**Your task:**
Print the lines that start the entries and continue through the one holding "(frameTL) -- (frameBL);", please, exactly and with the pictures omitted.

════════════════════

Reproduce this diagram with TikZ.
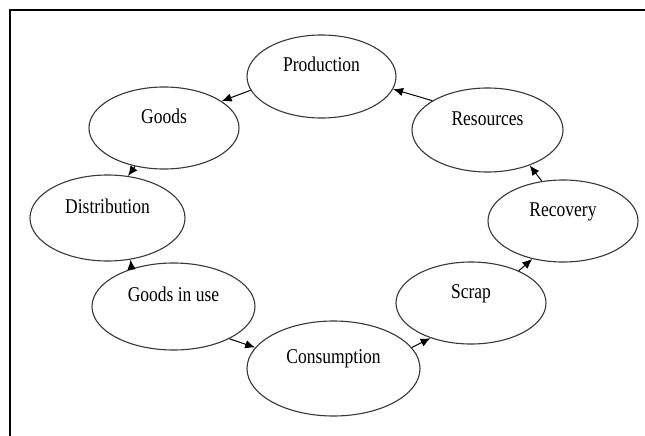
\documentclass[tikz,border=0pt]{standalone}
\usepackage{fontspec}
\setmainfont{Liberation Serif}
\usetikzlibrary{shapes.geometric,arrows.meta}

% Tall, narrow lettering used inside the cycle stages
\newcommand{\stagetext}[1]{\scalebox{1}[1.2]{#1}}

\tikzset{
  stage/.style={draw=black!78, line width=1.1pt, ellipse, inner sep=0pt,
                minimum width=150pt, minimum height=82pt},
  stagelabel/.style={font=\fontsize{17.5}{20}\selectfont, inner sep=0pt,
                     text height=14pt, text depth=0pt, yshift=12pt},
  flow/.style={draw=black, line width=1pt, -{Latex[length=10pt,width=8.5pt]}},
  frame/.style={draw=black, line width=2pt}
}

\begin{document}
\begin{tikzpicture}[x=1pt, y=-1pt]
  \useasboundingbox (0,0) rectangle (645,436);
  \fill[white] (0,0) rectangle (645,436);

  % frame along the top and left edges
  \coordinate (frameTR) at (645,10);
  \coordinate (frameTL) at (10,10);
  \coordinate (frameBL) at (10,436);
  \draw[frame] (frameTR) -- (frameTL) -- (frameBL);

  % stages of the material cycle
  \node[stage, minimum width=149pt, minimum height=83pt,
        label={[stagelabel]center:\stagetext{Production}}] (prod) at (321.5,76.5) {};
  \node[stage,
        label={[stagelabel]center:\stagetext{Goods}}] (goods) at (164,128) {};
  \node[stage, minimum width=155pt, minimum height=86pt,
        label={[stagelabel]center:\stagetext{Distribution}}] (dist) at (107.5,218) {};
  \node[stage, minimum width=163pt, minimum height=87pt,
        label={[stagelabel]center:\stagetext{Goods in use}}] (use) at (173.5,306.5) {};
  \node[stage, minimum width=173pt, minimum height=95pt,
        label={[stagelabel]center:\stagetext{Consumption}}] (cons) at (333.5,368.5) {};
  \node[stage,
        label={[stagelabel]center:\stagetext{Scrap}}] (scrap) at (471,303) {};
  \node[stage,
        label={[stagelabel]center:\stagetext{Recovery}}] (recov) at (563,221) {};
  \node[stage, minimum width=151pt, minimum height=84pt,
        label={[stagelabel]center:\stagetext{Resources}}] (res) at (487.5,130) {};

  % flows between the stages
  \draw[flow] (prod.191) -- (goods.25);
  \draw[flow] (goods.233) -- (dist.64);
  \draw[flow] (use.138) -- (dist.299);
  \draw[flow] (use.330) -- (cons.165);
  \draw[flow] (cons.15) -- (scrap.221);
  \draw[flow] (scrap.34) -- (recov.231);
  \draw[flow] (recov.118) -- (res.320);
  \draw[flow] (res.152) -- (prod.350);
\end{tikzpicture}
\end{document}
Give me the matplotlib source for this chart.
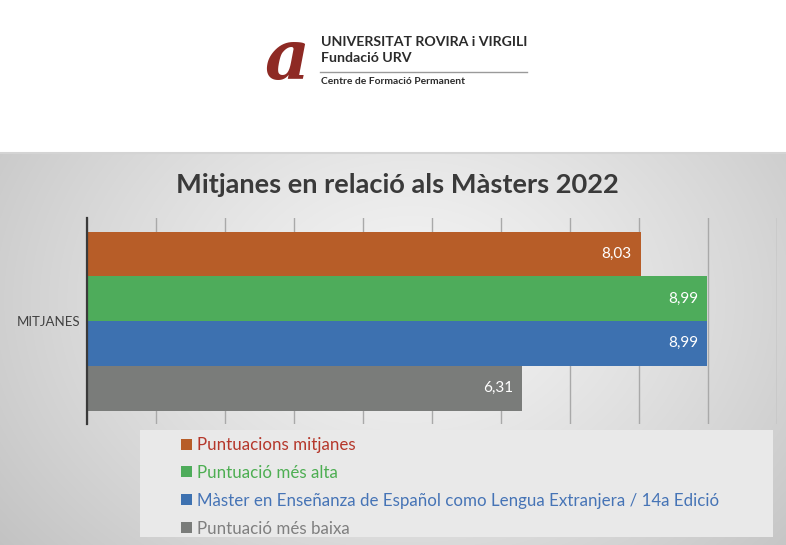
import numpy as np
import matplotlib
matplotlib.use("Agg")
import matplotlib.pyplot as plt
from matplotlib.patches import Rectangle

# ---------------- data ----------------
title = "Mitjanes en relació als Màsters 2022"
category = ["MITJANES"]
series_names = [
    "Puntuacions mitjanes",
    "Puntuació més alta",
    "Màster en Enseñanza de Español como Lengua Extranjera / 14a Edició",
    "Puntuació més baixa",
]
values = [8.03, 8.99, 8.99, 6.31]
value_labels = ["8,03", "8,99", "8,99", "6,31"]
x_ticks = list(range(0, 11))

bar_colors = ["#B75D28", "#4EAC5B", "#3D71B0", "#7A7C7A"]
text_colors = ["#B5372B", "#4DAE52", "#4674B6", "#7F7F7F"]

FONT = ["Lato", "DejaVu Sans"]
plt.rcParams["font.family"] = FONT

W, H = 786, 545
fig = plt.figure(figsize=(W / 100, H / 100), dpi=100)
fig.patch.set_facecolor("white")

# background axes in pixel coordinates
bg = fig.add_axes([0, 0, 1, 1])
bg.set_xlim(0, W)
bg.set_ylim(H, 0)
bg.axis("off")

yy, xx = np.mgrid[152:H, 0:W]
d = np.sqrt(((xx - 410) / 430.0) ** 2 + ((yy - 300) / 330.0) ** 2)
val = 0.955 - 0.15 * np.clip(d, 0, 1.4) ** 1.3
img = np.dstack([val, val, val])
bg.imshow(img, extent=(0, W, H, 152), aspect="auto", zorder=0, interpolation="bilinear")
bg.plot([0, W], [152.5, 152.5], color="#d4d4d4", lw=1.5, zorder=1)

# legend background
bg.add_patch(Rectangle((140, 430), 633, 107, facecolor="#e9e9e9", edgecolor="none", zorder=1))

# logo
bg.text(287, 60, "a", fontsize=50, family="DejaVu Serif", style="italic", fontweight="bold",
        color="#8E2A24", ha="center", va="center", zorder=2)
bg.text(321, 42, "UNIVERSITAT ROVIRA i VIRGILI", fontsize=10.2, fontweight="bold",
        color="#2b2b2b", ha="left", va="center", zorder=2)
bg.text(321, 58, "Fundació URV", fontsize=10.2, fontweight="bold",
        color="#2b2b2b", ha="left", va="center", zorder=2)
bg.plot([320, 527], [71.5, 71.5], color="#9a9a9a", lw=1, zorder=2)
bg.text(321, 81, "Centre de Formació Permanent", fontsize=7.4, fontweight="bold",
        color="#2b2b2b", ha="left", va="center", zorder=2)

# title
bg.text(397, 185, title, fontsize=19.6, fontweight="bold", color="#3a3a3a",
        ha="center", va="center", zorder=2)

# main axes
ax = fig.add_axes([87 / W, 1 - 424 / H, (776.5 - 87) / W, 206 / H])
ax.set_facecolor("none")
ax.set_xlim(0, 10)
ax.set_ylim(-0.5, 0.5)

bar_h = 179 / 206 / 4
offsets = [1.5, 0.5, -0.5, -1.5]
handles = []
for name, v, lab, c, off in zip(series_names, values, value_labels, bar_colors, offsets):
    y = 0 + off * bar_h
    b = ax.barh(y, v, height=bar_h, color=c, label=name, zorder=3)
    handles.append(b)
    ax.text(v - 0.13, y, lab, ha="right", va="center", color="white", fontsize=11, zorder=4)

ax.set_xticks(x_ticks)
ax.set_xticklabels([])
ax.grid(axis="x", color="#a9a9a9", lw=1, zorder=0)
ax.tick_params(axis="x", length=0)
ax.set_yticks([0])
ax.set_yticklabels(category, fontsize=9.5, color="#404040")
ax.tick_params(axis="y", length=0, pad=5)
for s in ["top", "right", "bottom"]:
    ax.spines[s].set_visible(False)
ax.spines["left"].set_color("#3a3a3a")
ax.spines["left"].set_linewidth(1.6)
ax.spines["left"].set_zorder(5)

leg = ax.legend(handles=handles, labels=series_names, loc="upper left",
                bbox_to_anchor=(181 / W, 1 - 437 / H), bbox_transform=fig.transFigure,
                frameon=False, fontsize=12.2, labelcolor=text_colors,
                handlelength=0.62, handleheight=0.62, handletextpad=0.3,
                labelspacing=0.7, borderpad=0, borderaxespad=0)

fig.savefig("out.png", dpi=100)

════════════════════

**Result for this task:**
Reproduce this diagram with TikZ.
\documentclass[tikz,border=0pt]{standalone}
\usepackage{fontspec}
\setmainfont{Liberation Serif}
\usetikzlibrary{shapes.geometric,arrows.meta}

% Tall, narrow lettering used inside the cycle stages
\newcommand{\stagetext}[1]{\scalebox{1}[1.2]{#1}}

\tikzset{
  stage/.style={draw=black!78, line width=1.1pt, ellipse, inner sep=0pt,
                minimum width=150pt, minimum height=82pt},
  stagelabel/.style={font=\fontsize{17.5}{20}\selectfont, inner sep=0pt,
                     text height=14pt, text depth=0pt, yshift=12pt},
  flow/.style={draw=black, line width=1pt, -{Latex[length=10pt,width=8.5pt]}},
  frame/.style={draw=black, line width=2pt}
}

\begin{document}
\begin{tikzpicture}[x=1pt, y=-1pt]
  \useasboundingbox (0,0) rectangle (645,436);
  \fill[white] (0,0) rectangle (645,436);

  % frame along the top and left edges
  \coordinate (frameTR) at (645,10);
  \coordinate (frameTL) at (10,10);
  \coordinate (frameBL) at (10,436);
  \draw[frame] (frameTR) -- (frameTL) -- (frameBL);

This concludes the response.